Este projeto foi criado por Wanderley Nunes do Nascimento em 2007, quando nasceu a equipe do “Matemática e Surdez”. Eles oferecem cursos de libras abertos a todos os interessados, e ainda realizam visitas em algumas escolas da rede pública viçosense a fim de ensinar matemática para os estudantes surdos. O criador conta que a idéia nasceu de uma experiência por ele vivenciada em um de seus trabalhos como tradutor de LIBRAS.

Segundo a professora Lucy Tiemi Takahashi, coordenadora do projeto, o aprendizado da matemática torna-se mais complicado para os surdos uma vez que eles possuem certa dificuldade em relacionar o símbolo (1, 2, 3...) à quantidade que ele representa. Por isso são utilizados materiais lúdicos para facilitar a aprendizagem.

Os participantes do projeto ressaltaram a importância de que os surdos tenham uma educação normal, capacitados a falar e entender os sinais. As famílias super-protetoras, que preferem isolar seus filhos surdos, provocam um isolamento destes cidadãos na sociedade. Outras, não sabem lidar com esse tipo de situação e acabam os abandonando.

O instrutor Arlindo teve que passar por diversas situações em sua vida, que lhe fez enxergar a necessidade da LIBRAS ser conhecida pela sociedade. É fundamental que todos estejam aptos a se comunicar independente das diferenças.

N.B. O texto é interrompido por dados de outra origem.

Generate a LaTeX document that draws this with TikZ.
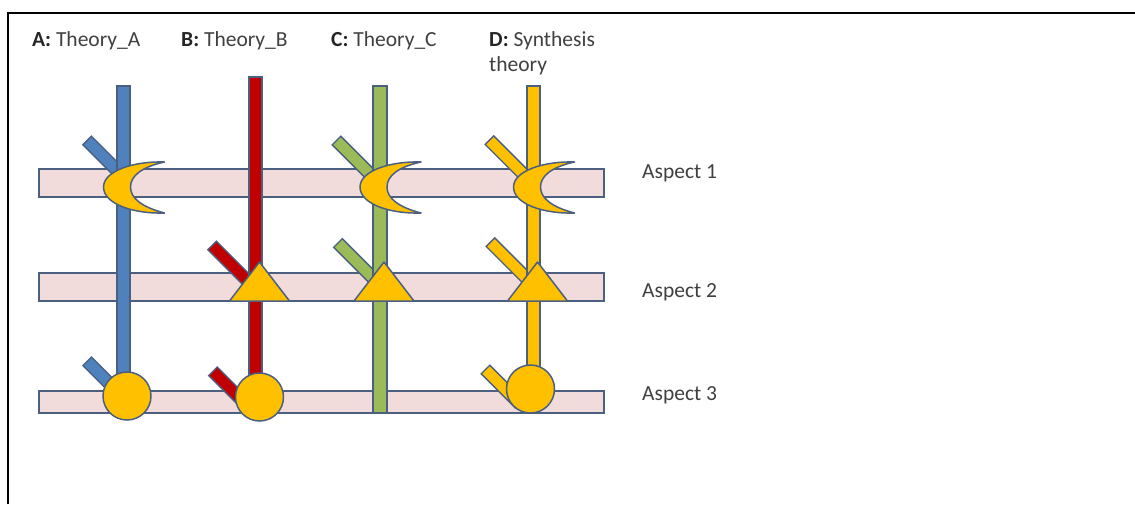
\documentclass[tikz,border=0pt]{standalone}
\usepackage{fontspec}
\setmainfont{Carlito}
\definecolor{tblue}{HTML}{4F81BD}
\definecolor{tred}{HTML}{C00000}
\definecolor{tgreen}{HTML}{9BBB59}
\definecolor{tgold}{HTML}{FFC000}
\definecolor{tpink}{HTML}{F2DCDB}
\definecolor{tedge}{HTML}{4B5F80}
\definecolor{ttext}{HTML}{404040}
\tikzset{
  aspectbar/.style={fill=tpink, draw=tedge, line width=1.6pt},
  stem/.style={draw=tedge, line width=1.4pt},
  marker/.style={fill=tgold, draw=tedge, line width=1.5pt, line join=round},
  lbl/.style={anchor=base west, inner sep=0pt, text=ttext, font=\fontsize{21.5}{26}\selectfont},
}
\newcommand{\stubline}[5]{%
  \draw[tedge, line width=13.5pt] (#1,#2) -- (#3,#4);
  \draw[#5, line width=10.5pt, shorten <=1.5pt, shorten >=1.5pt] (#1,#2) -- (#3,#4);}
\newcommand{\crescent}[1]{%
  \path[marker] ({#1+41},162) .. controls ({#1+10},161) and ({#1-20},171) .. ({#1-20},187)
    .. controls ({#1-20},204) and ({#1+10},214) .. ({#1+41},213)
    .. controls ({#1+18},207) and ({#1+7},198) .. ({#1+7},187)
    .. controls ({#1+7},176) and ({#1+18},167) .. cycle;}
\newcommand{\tri}[1]{%
  \path[marker] ({#1+4},262) -- ({#1+34},301) -- ({#1-26},301) -- cycle;}
\begin{document}
\begin{tikzpicture}[x=1pt, y=-1pt]
\useasboundingbox (0,0) rectangle (1135,504);
\fill[white] (0,0) rectangle (1135,504);
% frame
\draw[black, line width=2.6pt] (8,504) -- (8,13) -- (1135,13);
% aspect bars
\path[aspectbar] (39,169) rectangle (604,197);
\path[aspectbar] (39,273) rectangle (604,301);
\path[aspectbar] (39,391) rectangle (604,413);
% stubs
\stubline{86.7}{140}{123.5}{176.8}{tblue}
\stubline{336}{140}{380}{184}{tgreen}
\stubline{489}{139.7}{533.5}{184.2}{tgold}
\stubline{211.7}{245}{255.5}{288.8}{tred}
\stubline{337.5}{242.5}{380}{285}{tgreen}
\stubline{490}{241.7}{533.5}{285.2}{tgold}
\stubline{86.7}{360.8}{123.5}{397.6}{tblue}
\stubline{212.5}{370.8}{255.5}{413.8}{tred}
\stubline{485}{369}{520}{404}{tgold}
% verticals
\path[stem, fill=tblue] (117,86) rectangle (130,396);
\path[stem, fill=tred] (249,77) rectangle (262,397);
\path[stem, fill=tgreen] (373,86) rectangle (387,413);
\path[stem, fill=tgold] (527,86) rectangle (540,389);
% crescents (aspect 1)
\crescent{123.5}
\crescent{380}
\crescent{533.5}
% triangles (aspect 2)
\tri{255.5}
\tri{380}
\tri{533.5}
% circles (aspect 3)
\path[marker] (127,396) circle (24);
\path[marker] (259.5,397) circle (24);
\path[marker] (530.5,389) circle (24);
% labels
\node[lbl] (la) at (32,46) {\textcolor{black!85}{\textbf{A:}} Theory\_A};
\node[lbl] (lb) at (181,46) {\textcolor{black!85}{\textbf{B:}} Theory\_B};
\node[lbl] (lc) at (331,46) {\textcolor{black!85}{\textbf{C:}} Theory\_C};
\node[lbl] (ld) at (489,46) {\textcolor{black!85}{\textbf{D:}} Synthesis};
\node[lbl] (ld2) at (489,71) {theory};
\node[lbl] (a1) at (642,178) {Aspect 1};
\node[lbl] (a2) at (642,297) {Aspect 2};
\node[lbl] (a3) at (642,400) {Aspect 3};
\end{tikzpicture}
\end{document}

Muito do que hoje está enraizado em nossa cultura de preconceito, veio em decorrência dessa “não comunicação” também por parte de quem não possui alguma deficiência.

Arlindo conta que conforme foi desenvolvendo suas capacidades e superando as diferenças sócio-estruturais, foi possível seguir seus estudos até o segundo grau, conseguir um emprego e levar uma vida normal. O curso de libras do Projeto tem também a finalidade de passar para os alunos a idéia de que é importante que todos saibam a língua dos sinais a fim de diminuir essa brecha que há entre ouvintes e surdos. Ele ressalta ainda que durante toda sua vida, pode perceber o quanto a nossa sociedade ainda não está preparada para dar condições de acessibilidade a todos. Os surdos passam por muitas dificuldades ao lidar com diversos tipos de serviços, na rua, em prédios e órgão públicos.

Em 24 de Abril 2002 o Governo Federal promulgou a Lei nº 10.436, que diz que todos os cursos de licenciatura devem oferecer em sua grade a LIBRAS, para que os futuros professores sejam capacitados a lidar com os alunos surdos. Em Viçosa ainda não foram tomadas providências e o Projeto também discute sobre isso. Segundo Maria da Penha Basílio, atual chefe do Departamento de Ensino Infantil da prefeitura de Viçosa, há um grande abismo entre a criação de uma lei e a sua prática.

Lucy fala ainda do interesse em se promover a divulgação deste projeto para que haja uma aceitação da sociedade, possibilitando assim a troca de conhecimentos e culturas, respeitando e aprendendo com as peculiaridades de cada um. Ela destaca que a intenção do projeto não é “ensinar” LIBRAS, e sim divulgá-la, perpassando todo o contexto histórico-cultural da LIBRAS e dos surdos, além de dar auxílio didático em matemática a estudantes surdos, trabalho feito atualmente por Valteir R. Cristino, bolsista PIBEX em 2008, e Izabela F. de Oliveira, voluntária do Projeto, contribuindo assim para a melhoria do seu ensino e aprendizagem.

É fundamental que a sociedade entenda e se sensibilize com a condição destas pessoas, a fim de que todos nós nos prontifiquemos a aprender a língua de sinais e possamos nos comunicar em iguais condições com todos, sem distinção. Para que não seja necessário um intérprete toda vez que um surdo precisar se comunicar com alguém, como foi o caso de nossa entrevista com Arlindo.

O primeiro módulo do curso de LIBRAS teve duas edições: uma em abril e outra em setembro de 2008, e volta em 2009. Num segundo módulo, a ser oferecido em 2009, será trabalhada a gramática da língua. Lembrando que é aberto a toda a comunidade e que para participar da segunda parte, é necessário ter um conhecimento básico da língua. As aulas acontecem no campus da UFV, geralmente no próprio Departamento de Matemática ou então nas salas do Centro de Ensino e Extensão (CEE).